Further U.S. military assistance to Colombia will increase the risk of terrorist attacks on American targets, such as U.S. corporations in Colombia. Colombia's guerrillas and drug traffickers have all effectively utilized terrorist tactics -- assassinations, kidnappings, car bombs, hijackings and sabotage of aircraft -- to eliminate their opponents, intimidate the government, and achieve various other political ends. We also could see attempts to capture or abduct U.S. military personnel or civilians providing technical support to the Colombian armed forces, thus creating hostage crises to which we as a nation are extremely sensitive. During the Cuban Revolution in the 1950s, abducted U.S. Marines were held hostage by Castro's guerrillas to discourage the bombing of guerrilla bases by the Cuban air force. One could envisage similar scenarios in Colombia. Similarly, it is not far-fetched to contemplate the hijacking or sabotage of a U.S. airliner.

Conceivably, the violence might even be carried to American soil. Fear of terrorism ought not to dictate U.S. foreign policy, but it must be counted as a risk. A spectacular terrorist attack could provoke escalation or a prompt departure of U.S. forces, as in Lebanon and Somalia. Human rights will also figure heavily in any national debate, more so than in Vietnam. We should identify human rights as an ongoing concern, set realistic goals, and monitor progress, but it will not be easy to tie military assistance directly to progress in human rights, as some have suggested.

Finally, increased U.S. involvement in Colombia's civil wars will provoke intense debate in the United States, especially if it leads to an escalation in the fighting, association with human rights violations, terrorist attacks, American casualties, and domestic division. The broader debate about America's role in the world -- our ability to take on long-term tasks, our willingness to accept the consequent risks -- has yet to be resolved.

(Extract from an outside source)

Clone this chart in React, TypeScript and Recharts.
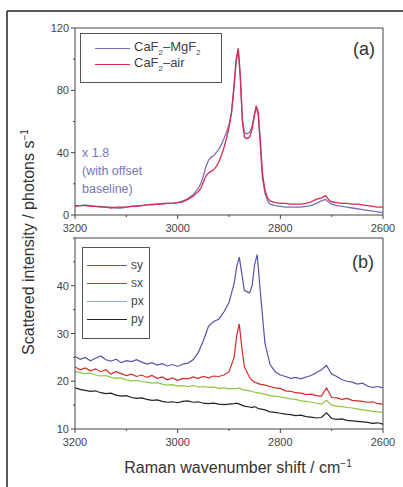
import React from 'react';
import { LineChart, Line, XAxis, YAxis, ReferenceLine, Legend } from 'recharts';

// panel (a)
const waveA = [
  3200, 3190, 3180, 3170, 3160, 3150, 3140, 3130, 3120, 3110, 3100, 3090, 3080, 3070, 3060, 3050, 3040, 3030, 3020, 3010, 3000, 2990, 2980, 2970,
  2965, 2960, 2955, 2950, 2945, 2940, 2935, 2930, 2925, 2920, 2915, 2910, 2905, 2900, 2895,
  2890, 2886, 2882, 2878, 2874, 2870, 2865, 2860, 2855, 2851, 2847, 2843, 2839, 2835, 2830, 2825, 2820,
  2810, 2800, 2790, 2780, 2770, 2760, 2750, 2740, 2730,
  2720, 2712, 2705, 2700,
  2690, 2680, 2670, 2660, 2650, 2640, 2630, 2620, 2610, 2600,
];
const caMgF2 = [
  6, 6, 6.5, 6, 5.5, 5.5, 5, 5, 4.5, 4.5, 5, 5.5, 6, 6, 6.5, 7, 7, 7.5, 7.5, 7.5, 8, 9, 10.5, 13,
  15, 17, 20, 25, 31, 35, 37, 38, 40, 42, 45, 49, 53, 58, 66,
  82, 98, 106, 88, 62, 53, 52, 53, 57, 64, 69, 64, 45, 24, 14, 9, 7,
  6, 5.5, 5, 5, 5, 5, 5.5, 6, 7.5,
  9, 10, 8, 7,
  6, 5.5, 5, 4.5, 4, 3.5, 3, 2.5, 2, 1.5,
];
const caAir = [
  5.5, 6, 6, 5.5, 5.5, 5, 5, 4.5, 5, 5, 5, 5.5, 5.5, 6, 6.5, 6.5, 7, 7, 7.5, 7.5, 8, 8.5, 10, 12,
  13.5, 15, 17, 21, 25, 27, 28, 29, 31, 34, 38, 43, 49, 56, 66,
  84, 100, 107, 90, 60, 50, 49, 50, 55, 63, 70, 66, 48, 27, 16, 11, 9,
  8, 7.5, 7.5, 7, 7, 7, 7.5, 8.5, 10,
  11, 12.5, 9.5, 8.5,
  8, 7.5, 7.5, 7, 7, 6.5, 6, 5.5, 5, 5,
];

// panel (b)
const waveB = [
  3200, 3190, 3180, 3170, 3160, 3150, 3140, 3130, 3120, 3110, 3100, 3090, 3080, 3070, 3060, 3050, 3040, 3030, 3020, 3010, 3000,
  2990, 2980, 2970, 2960, 2950, 2940, 2930, 2920, 2910, 2900,
  2890, 2885, 2880, 2875, 2870,
  2860, 2855, 2850, 2845, 2840,
  2830, 2820, 2810, 2800, 2790, 2780, 2770, 2760, 2750, 2740, 2730, 2720, 2710, 2700, 2690, 2680, 2670, 2660, 2650, 2640, 2630, 2620, 2610, 2600,
];
const sy = [
  25.2, 24.6, 25.0, 24.3, 24.8, 25.3, 24.5, 24.2, 24.6, 23.9, 24.3, 24.1, 24.5, 24.0, 23.6, 23.9, 23.4, 23.7, 23.2, 23.5, 23.1,
  23.6, 23.8, 24.5, 26.0, 28.5, 31.5, 32.5, 33.0, 34.5, 36.5,
  40.5, 44.0, 46.0, 42.5, 39.0,
  38.5, 40.0, 44.5, 46.5, 40.0,
  28.0, 23.5, 22.0, 21.3, 21.0, 20.6, 20.8, 20.5, 20.9, 21.2, 21.8, 22.4, 23.3, 21.5, 21.0, 20.3, 20.0, 19.8, 19.4, 19.6, 19.0, 18.7, 18.9, 18.6,
];
const sx = [
  23.0, 22.4, 22.8, 22.2, 22.6, 22.0, 22.4, 21.5, 22.0, 21.6, 21.2, 21.5, 21.0, 21.3, 20.8, 21.2, 20.6, 20.9, 20.3, 20.7, 20.2,
  20.6, 20.5, 20.9, 20.6, 21.0, 20.7, 21.1, 21.0, 21.3, 22.0,
  25.0, 29.5, 32.0, 27.0, 23.0,
  20.8, 20.2, 19.8, 19.6, 19.4,
  19.2, 18.9, 18.6, 18.5, 18.0, 17.9, 17.6, 17.5, 17.2, 17.3, 17.0, 16.9, 18.6, 16.6, 16.5, 16.2, 16.4, 16.0, 15.9, 15.8, 15.6, 15.7, 15.3, 15.2,
];
const px = [
  22.0, 21.8, 21.6, 21.7, 21.3, 21.1, 21.2, 20.8, 20.6, 20.7, 20.3, 20.1, 20.2, 19.9, 19.8, 19.6, 19.7, 19.4, 19.2, 19.3, 19.0,
  19.1, 18.9, 19.1, 18.8, 18.9, 18.7, 18.8, 18.5, 18.6, 18.4,
  18.5, 18.4, 18.6, 18.3, 18.2,
  18.0, 17.9, 17.7, 17.6, 17.5,
  17.3, 17.0, 16.9, 16.7, 16.5, 16.3, 16.2, 15.9, 15.8, 15.6, 15.4, 15.2, 16.0, 15.0, 14.8, 14.7, 14.5, 14.4, 14.2, 14.0, 13.9, 13.7, 13.6, 13.5,
];
const py = [
  18.6, 18.3, 18.1, 17.9, 18.0, 17.6, 17.4, 17.5, 17.1, 16.9, 17.0, 16.6, 16.4, 16.5, 16.2, 16.0, 16.1, 15.8, 15.6, 15.7, 15.5,
  15.8, 15.9, 15.6, 15.7, 15.4, 15.3, 15.4, 15.2, 15.1, 15.2,
  15.3, 15.4, 15.2, 15.0, 14.8,
  14.6, 14.5, 14.7, 14.4, 14.2,
  14.0, 13.6, 13.5, 13.3, 13.1, 13.0, 12.8, 12.9, 12.6, 12.5, 12.3, 12.4, 13.4, 12.2, 12.0, 12.1, 11.8, 11.7, 11.6, 11.5, 11.4, 11.2, 11.3, 11.0,
];

const seriesA = ['CaF2–MgF2', 'CaF2–air'];
const seriesB = ['sy', 'sx', 'px', 'py'];

const xTicks = [3200, 3100, 3000, 2900, 2800, 2700, 2600];
const xLabels = [3200, 3000, 2800, 2600];
const yTicksA = [0, 20, 40, 60, 80, 100, 120];
const yLabelsA = [0, 40, 80, 120];
const yTicksB = [10, 15, 20, 25, 30, 35, 40, 45, 50];
const yLabelsB = [10, 20, 30, 40];

const dataA = waveA.map((w, i) => ({ w, mg: caMgF2[i], air: caAir[i] }));
const dataB = waveB.map((w, i) => ({ w, sy: sy[i], sx: sx[i], px: px[i], py: py[i] }));

const FONT = '"Liberation Sans", Arial, sans-serif';
const AXIS = '#444';

const XTick = ({ x, y, payload }: any) => {
  const major = xLabels.includes(payload.value);
  return (
    <g>
      <line x1={x} x2={x} y1={y} y2={y + (major ? 4 : 2)} stroke={AXIS} />
      {major && (
        <text x={x} y={y + 17} textAnchor="middle" fontSize={11} fill="#444" fontFamily={FONT}>
          {payload.value}
        </text>
      )}
    </g>
  );
};

const makeYTick = (labels: number[]) => ({ x, y, payload }: any) => {
  const major = labels.includes(payload.value);
  return (
    <g>
      <line x1={x} x2={x - (major ? 4 : 2)} y1={y} y2={y} stroke={AXIS} />
      {major && (
        <text x={x - 6} y={y + 4} textAnchor="end" fontSize={11} fill="#444" fontFamily={FONT}>
          {payload.value}
        </text>
      )}
    </g>
  );
};

// CaF2 -> CaF<sub>2</sub>
const withSub = (s: string) =>
  s.split(/(\d)/).map((part, i) =>
    /\d/.test(part) ? <sub key={i} style={{ fontSize: '0.6em' }}>{part}</sub> : <span key={i}>{part}</span>
  );

const BoxLegend = ({ payload, order, pad, lineW, rowH, fontSize }: any) => {
  const items = [...(payload || [])].sort((a: any, b: any) => order.indexOf(a.value) - order.indexOf(b.value));
  return (
    <div
      style={{
        border: '1px solid #555',
        background: '#fff',
        padding: pad,
        fontFamily: FONT,
        fontSize,
        color: '#444',
        lineHeight: 1,
      }}
    >
      {items.map((p: any) => (
        <div key={p.value} style={{ display: 'flex', alignItems: 'center', height: rowH, whiteSpace: 'nowrap' }}>
          <span style={{ display: 'inline-block', width: lineW, borderTop: `1.5px solid ${p.color}`, marginRight: 4 }} />
          <span>{withSub(p.value)}</span>
        </div>
      ))}
    </div>
  );
};

export default function App() {
  return (
    <div style={{ position: 'absolute', left: 0, top: 0, width: 403, height: 487, background: '#fff', fontFamily: FONT }}>
      <div style={{ position: 'absolute', left: 0, top: 0 }}>
        <LineChart width={403} height={240} data={dataA} margin={{ top: 28, right: 20, left: 15, bottom: 0 }}>
          <XAxis
            dataKey="w"
            type="number"
            domain={[2600, 3200]}
            reversed
            ticks={xTicks}
            interval={0}
            height={25}
            tickSize={0}
            tickMargin={0}
            tickLine={false}
            stroke={AXIS}
            tick={XTick}
            allowDataOverflow
          />
          <YAxis
            type="number"
            domain={[0, 120]}
            ticks={yTicksA}
            interval={0}
            width={60}
            tickSize={0}
            tickMargin={0}
            tickLine={false}
            stroke={AXIS}
            tick={makeYTick(yLabelsA)}
            allowDataOverflow
          />
          <ReferenceLine y={120} stroke={AXIS} />
          <ReferenceLine x={2600} stroke={AXIS} />
          <Line dataKey="mg" name={seriesA[0]} stroke="#7474b4" strokeWidth={1.3} dot={false} isAnimationActive={false} />
          <Line dataKey="air" name={seriesA[1]} stroke="#d82a52" strokeWidth={1.3} dot={false} isAnimationActive={false} />
          <Legend
            layout="vertical"
            align="center"
            verticalAlign="middle"
            wrapperStyle={{ left: 80, top: 33, width: 142, height: 'auto' }}
            content={(props: any) => (
              <BoxLegend {...props} order={seriesA} pad="6px 8px 10px 14px" lineW={35} rowH={16} fontSize={13} />
            )}
          />
        </LineChart>
      </div>

      <div style={{ position: 'absolute', left: 0, top: 230 }}>
        <LineChart width={403} height={230} data={dataB} margin={{ top: 8, right: 20, left: 15, bottom: 0 }}>
          <XAxis
            dataKey="w"
            type="number"
            domain={[2600, 3200]}
            reversed
            ticks={xTicks}
            interval={0}
            height={31}
            tickSize={0}
            tickMargin={0}
            tickLine={false}
            stroke={AXIS}
            tick={XTick}
            allowDataOverflow
          />
          <YAxis
            type="number"
            domain={[10, 50]}
            ticks={yTicksB}
            interval={0}
            width={60}
            tickSize={0}
            tickMargin={0}
            tickLine={false}
            stroke={AXIS}
            tick={makeYTick(yLabelsB)}
            allowDataOverflow
          />
          <ReferenceLine y={50} stroke={AXIS} />
          <ReferenceLine x={2600} stroke={AXIS} />
          <Line dataKey="sy" name={seriesB[0]} stroke="#5454aa" strokeWidth={1.2} dot={false} isAnimationActive={false} />
          <Line dataKey="sx" name={seriesB[1]} stroke="#d42a2a" strokeWidth={1.2} dot={false} isAnimationActive={false} />
          <Line dataKey="px" name={seriesB[2]} stroke="#8cc63f" strokeWidth={1.2} dot={false} isAnimationActive={false} />
          <Line dataKey="py" name={seriesB[3]} stroke="#222222" strokeWidth={1.2} dot={false} isAnimationActive={false} />
          <Legend
            layout="vertical"
            align="center"
            verticalAlign="middle"
            wrapperStyle={{ left: 82, top: 17, width: 68, height: 'auto' }}
            content={(props: any) => (
              <BoxLegend {...props} order={seriesB} pad="8px 4px 10px 4px" lineW={40} rowH={18} fontSize={12} />
            )}
          />
        </LineChart>
      </div>

      <svg
        width={403}
        height={487}
        style={{ position: 'absolute', left: 0, top: 0, pointerEvents: 'none' }}
        fontFamily={FONT}
      >
        <line x1={7} y1={11} x2={403} y2={11} stroke="#222" strokeWidth={1.5} />
        <line x1={7} y1={11} x2={7} y2={487} stroke="#222" strokeWidth={1.5} />

        <text x={364} y={55} textAnchor="middle" fontSize={18} fill="#333">(a)</text>
        <text x={363} y={268} textAnchor="middle" fontSize={18} fill="#333">(b)</text>

        <g fontSize={12.5} fill="#7676bd">
          <text x={82} y={157}>x 1.8</text>
          <text x={82} y={175}>(with offset</text>
          <text x={82} y={193}>baseline)</text>
        </g>

        <text transform="rotate(-90)" x={-242} y={34} textAnchor="middle" fontSize={16} fill="#333">
          Scattered intensity / photons s
          <tspan dy={-6} fontSize={10}>−1</tspan>
        </text>
        <text x={238} y={473} textAnchor="middle" fontSize={16} fill="#333">
          Raman wavenumber shift / cm
          <tspan dy={-6} fontSize={10}>−1</tspan>
        </text>
      </svg>
    </div>
  );
}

It is a sobering picture. U.S. assistance to Colombia probably will not significantly diminish the flow of drugs and will not reduce the level of violence there. It will not enable Colombia's armed forces to defeat the guerrillas, while a negotiated end to the insurgency seems as unlikely today as in decades past. U.S. assistance may provide President Pastrana with a political victory, but it may also increase local resentment of his government and discourage other foreign support. It also involves risks to us.

These are not arguments against the principle of American assistance to Colombia. They are arguments for lowering our expectations and rethinking our approach, beginning with de-emphasizing the drug war as the pillar of U.S. involvement. Assisting the Colombian army by improving its mobility through training and tactical intelligence are sensible steps, although we may want to consider trading off the costly high-tech aircraft for more immediately deployable resources. Persuading the European nations and Japan to join in a major effort to improve Colombia's economy would also be a useful step. The United States itself can do more to facilitate trade and encourage development. Above all, we must be prepared for a long haul. Colombia's guerrillas think in decades. We should do the same.